#### EXERCISE REQUIREMENTS
Don't include pictures. Quote the lines below from the first through the line that contains "const MATH = 'DejaVu Serif, serif';".

#### DATA EXTRACT
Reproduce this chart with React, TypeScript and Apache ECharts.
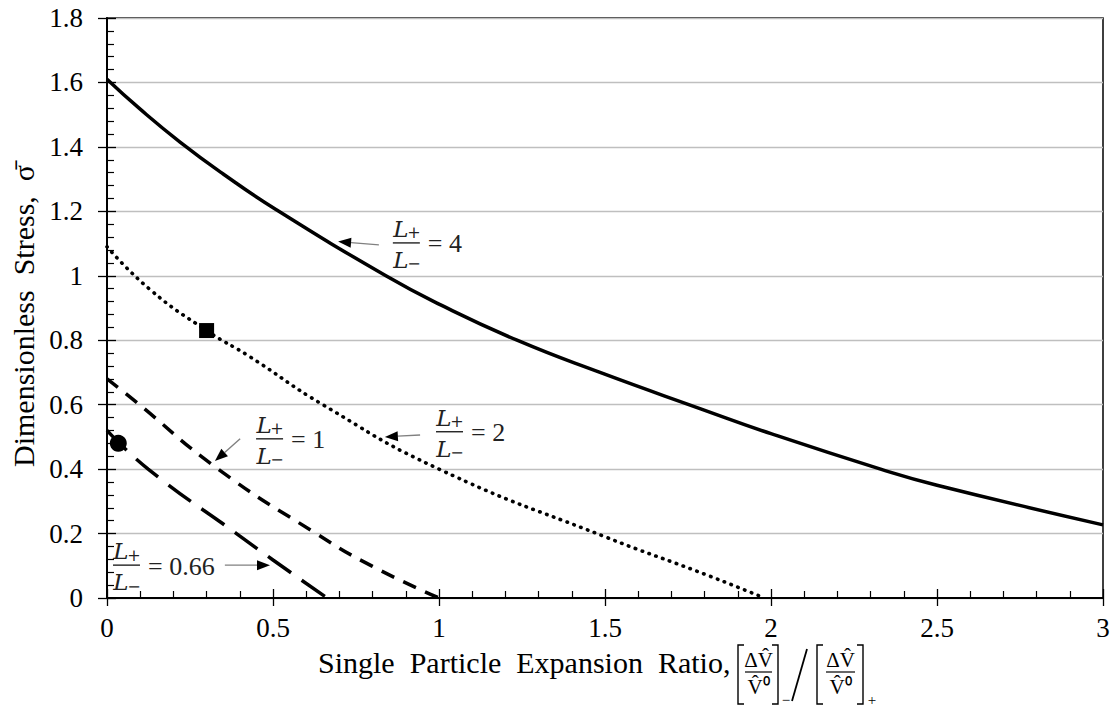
import React, { useEffect, useRef } from 'react';
import * as echarts from 'echarts';

// ---- data ----
const curve4X = [0, 0.1, 0.22, 0.35, 0.51, 0.84, 1.0, 1.235, 1.485, 1.786, 2.0, 2.33, 2.5, 3.0];
const curve4Y = [1.61, 1.517, 1.415, 1.316, 1.205, 1.00, 0.912, 0.80, 0.70, 0.588, 0.51, 0.40, 0.35, 0.227];

const curve2X = [0, 0.13, 0.3, 0.43, 0.65, 1.0, 1.5, 1.8, 1.98];
const curve2Y = [1.09, 0.957, 0.83, 0.749, 0.60, 0.40, 0.19, 0.074, 0];

const curve1X = [0, 0.08, 0.335, 0.63, 0.8, 1.0];
const curve1Y = [0.68, 0.615, 0.40, 0.20, 0.098, 0];

const curve066X = [0, 0.124, 0.39, 0.5, 0.663];
const curve066Y = [0.52, 0.40, 0.20, 0.118, 0];

const squarePoint = [0.3, 0.83];
const circlePoint = [0.034, 0.48];

const annoValues = ['4', '2', '1', '0.66'];
const annoTip = [[0.696, 1.106], [0.837, 0.5], [0.325, 0.425], [0.491, 0.102]];
const annoTail = [[0.819, 1.096], [0.943, 0.506], [0.401, 0.494], [0.355, 0.102]];
const annoLabelAt = [[0.861, 1.102], [0.991, 0.516], [0.449, 0.494], [0.018, 0.102]];

const xMin = 0, xMax = 3, xInterval = 0.5;
const yMin = 0, yMax = 1.8, yInterval = 0.2;

const zip = (xs: number[], ys: number[]) => xs.map((x, i) => [x, ys[i]]);

const SERIF = 'Liberation Serif, serif';
const MATH = 'DejaVu Serif, serif';

function renderAnno(params: any, api: any) {
  const i = params.dataIndex;
  const tip = api.coord([api.value(0), api.value(1)]);
  const tail = api.coord([api.value(2), api.value(3)]);
  const lab = api.coord([api.value(4), api.value(5)]);
  const dx = tip[0] - tail[0], dy = tip[1] - tail[1];
  const len = Math.hypot(dx, dy) || 1;
  const ux = dx / len, uy = dy / len;
  const hl = 13, hw = 5;
  const base = [tip[0] - ux * hl, tip[1] - uy * hl];
  const px = -uy, py = ux;
  const bx = lab[0], by = lab[1];
  const W = 27;
  const txt = (text: string, x: number, y: number, size: number, italic: boolean, va: string, align = 'center', family = MATH) => ({
    type: 'text', x, y,
    style: { text, fontSize: size, fontFamily: family, fontStyle: italic ? 'italic' : 'normal', fill: '#222', align, verticalAlign: va },
  });
  return {
    type: 'group',
    children: [
      { type: 'line', shape: { x1: tail[0], y1: tail[1], x2: base[0], y2: base[1] }, style: { stroke: '#808080', lineWidth: 1.4 } },
      { type: 'polygon', shape: { points: [tip, [base[0] + px * hw, base[1] + py * hw], [base[0] - px * hw, base[1] - py * hw]] }, style: { fill: '#000' } },
      { type: 'line', shape: { x1: bx, y1: by, x2: bx + W, y2: by }, style: { stroke: '#222', lineWidth: 1.4 } },
      txt('L', bx + 8, by - 14, 23, true, 'middle'),
      txt('+', bx + 21, by - 10, 16, false, 'middle'),
      txt('L', bx + 8, by + 17, 23, true, 'middle'),
      txt('\u2212', bx + 21, by + 21, 16, false, 'middle'),
      txt('= ' + annoValues[i], bx + W + 8, by + 1, 26, false, 'middle', 'left', SERIF),
    ],
  };
}

function bracketFrac(x0: number, contentL: number, contentR: number, right: number, sub: string, subX: number) {
  const top = 645, bot = 704, arm = 6;
  const cx = (contentL + contentR) / 2;
  const els: any[] = [
    { type: 'polyline', shape: { points: [[x0 + arm, top], [x0, top], [x0, bot], [x0 + arm, bot]] }, style: { stroke: '#000', lineWidth: 1.4, fill: 'none' } },
    { type: 'polyline', shape: { points: [[right - arm, top], [right, top], [right, bot], [right - arm, bot]] }, style: { stroke: '#000', lineWidth: 1.4, fill: 'none' } },
    { type: 'line', shape: { x1: contentL, y1: 672, x2: contentR, y2: 672 }, style: { stroke: '#000', lineWidth: 1.2 } },
    { type: 'text', x: cx, y: 660, style: { text: '\u0394V\u0302', fontSize: 21, fontFamily: SERIF, fill: '#000', align: 'center', verticalAlign: 'middle' } },
    { type: 'text', x: cx, y: 687, style: { text: 'V\u0302\u2070', fontSize: 21, fontFamily: SERIF, fill: '#000', align: 'center', verticalAlign: 'middle' } },
    { type: 'text', x: subX, y: 700, style: { text: sub, fontSize: 15, fontFamily: SERIF, fill: '#000', align: 'center', verticalAlign: 'middle' } },
  ];
  return els;
}

export default function App() {
  const ref = useRef<HTMLDivElement>(null);
  useEffect(() => {
    if (!ref.current) return;
    const chart = echarts.init(ref.current, null, { renderer: 'svg' });
    const lineBase = { type: 'line', showSymbol: false, symbol: 'none', smooth: 0.5, xAxisIndex: 0, yAxisIndex: 0, silent: true };
    const option: any = {
      animation: false,
      backgroundColor: '#fff',
      grid: { left: 107, right: 11, top: 18, bottom: 113, show: true, borderColor: '#000', borderWidth: 1.5, containLabel: false, outerBoundsMode: 'none' },
      xAxis: [
        {
          type: 'value', min: xMin, max: xMax, interval: xInterval, position: 'bottom',
          axisLine: { show: true, onZero: false, lineStyle: { color: '#000', width: 2 } },
          axisTick: { show: true, inside: true, length: 9, lineStyle: { color: '#000', width: 1.3 } },
          minorTick: { show: true, splitNumber: 5, length: 7, lineStyle: { color: '#000', width: 1.2 } },
          axisLabel: { show: true, margin: 16, fontSize: 27, fontFamily: SERIF, color: '#000' },
          splitLine: { show: false },
        },
        {
          type: 'value', min: xMin, max: xMax, interval: xInterval, position: 'bottom',
          axisLine: { show: false, onZero: false },
          axisTick: { show: true, inside: false, length: 8, lineStyle: { color: '#000', width: 1.3 } },
          axisLabel: { show: false }, splitLine: { show: false },
        },
      ],
      yAxis: [
        {
          type: 'value', min: yMin, max: yMax, interval: yInterval, position: 'left',
          name: 'Dimensionless  Stress,  \u03C3\u0304', nameLocation: 'middle', nameGap: 65, nameRotate: 90,
          nameTextStyle: { fontSize: 30, fontFamily: SERIF, color: '#000', padding: [0, 16, 0, 0] },
          axisLine: { show: true, onZero: false, lineStyle: { color: '#000', width: 2 } },
          axisTick: { show: true, inside: true, length: 9, lineStyle: { color: '#000', width: 1.3 } },
          minorTick: { show: true, splitNumber: 5, length: 7, lineStyle: { color: '#000', width: 1.2 } },
          axisLabel: { show: true, margin: 24, fontSize: 27, fontFamily: SERIF, color: '#000' },
          splitLine: { show: true, lineStyle: { color: '#bfbfbf', width: 1.3 } },
        },
        {
          type: 'value', min: yMin, max: yMax, interval: yInterval, position: 'left',
          axisLine: { show: false, onZero: false },
          axisTick: { show: true, inside: false, length: 9, lineStyle: { color: '#000', width: 1.3 } },
          axisLabel: { show: false }, splitLine: { show: false },
        },
      ],
      series: [
        { ...lineBase, name: 'L4', data: zip(curve4X, curve4Y), lineStyle: { color: '#000', width: 3.5, type: 'solid' } },
        { ...lineBase, name: 'L2', data: zip(curve2X, curve2Y), lineStyle: { color: '#000', width: 3.6, type: [0.5, 6.8], cap: 'round' } },
        { ...lineBase, name: 'L1', data: zip(curve1X, curve1Y), lineStyle: { color: '#000', width: 3.5, type: [14, 10], cap: 'butt' } },
        { ...lineBase, name: 'L066', data: zip(curve066X, curve066Y), lineStyle: { color: '#000', width: 3.5, type: [28, 13], cap: 'butt' } },
        { type: 'scatter', name: 'sq', data: [squarePoint], symbol: 'rect', symbolSize: 15, itemStyle: { color: '#000', opacity: 1 }, silent: true, z: 5 },
        { type: 'scatter', name: 'ci', data: [circlePoint], symbol: 'circle', symbolSize: 17, itemStyle: { color: '#000', opacity: 1 }, silent: true, z: 5 },
        {
          type: 'custom', name: 'anno', renderItem: renderAnno, clip: false, silent: true, z: 6,
          encode: { x: 0, y: 1 },
          data: annoValues.map((_, i) => [annoTip[i][0], annoTip[i][1], annoTail[i][0], annoTail[i][1], annoLabelAt[i][0], annoLabelAt[i][1]]),
        },
      ],
      graphic: [
        { type: 'text', x: 318, y: 662, style: { text: 'Single  Particle  Expansion  Ratio,', fontSize: 30, fontFamily: SERIF, fill: '#000', align: 'left', verticalAlign: 'middle' } },
        ...bracketFrac(738, 745, 772, 778, '\u2212', 786),
        { type: 'line', shape: { x1: 792, y1: 701, x2: 807, y2: 649 }, style: { stroke: '#000', lineWidth: 1.8 } },
        ...bracketFrac(817, 826, 855, 863, '+', 872),
      ],
    };
    chart.setOption(option);
    return () => chart.dispose();
  }, []);
  return <div ref={ref} style={{ position: 'fixed', left: 0, top: 0, width: 1114, height: 711, background: '#fff' }} />;
}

#### COMPLETE OUTPUT
Reproduce this chart with React, TypeScript and Apache ECharts.
import React, { useEffect, useRef } from 'react';
import * as echarts from 'echarts';

// ---- data ----
const curve4X = [0, 0.1, 0.22, 0.35, 0.51, 0.84, 1.0, 1.235, 1.485, 1.786, 2.0, 2.33, 2.5, 3.0];
const curve4Y = [1.61, 1.517, 1.415, 1.316, 1.205, 1.00, 0.912, 0.80, 0.70, 0.588, 0.51, 0.40, 0.35, 0.227];

const curve2X = [0, 0.13, 0.3, 0.43, 0.65, 1.0, 1.5, 1.8, 1.98];
const curve2Y = [1.09, 0.957, 0.83, 0.749, 0.60, 0.40, 0.19, 0.074, 0];

const curve1X = [0, 0.08, 0.335, 0.63, 0.8, 1.0];
const curve1Y = [0.68, 0.615, 0.40, 0.20, 0.098, 0];

const curve066X = [0, 0.124, 0.39, 0.5, 0.663];
const curve066Y = [0.52, 0.40, 0.20, 0.118, 0];

const squarePoint = [0.3, 0.83];
const circlePoint = [0.034, 0.48];

const annoValues = ['4', '2', '1', '0.66'];
const annoTip = [[0.696, 1.106], [0.837, 0.5], [0.325, 0.425], [0.491, 0.102]];
const annoTail = [[0.819, 1.096], [0.943, 0.506], [0.401, 0.494], [0.355, 0.102]];
const annoLabelAt = [[0.861, 1.102], [0.991, 0.516], [0.449, 0.494], [0.018, 0.102]];

const xMin = 0, xMax = 3, xInterval = 0.5;
const yMin = 0, yMax = 1.8, yInterval = 0.2;

const zip = (xs: number[], ys: number[]) => xs.map((x, i) => [x, ys[i]]);

const SERIF = 'Liberation Serif, serif';
const MATH = 'DejaVu Serif, serif';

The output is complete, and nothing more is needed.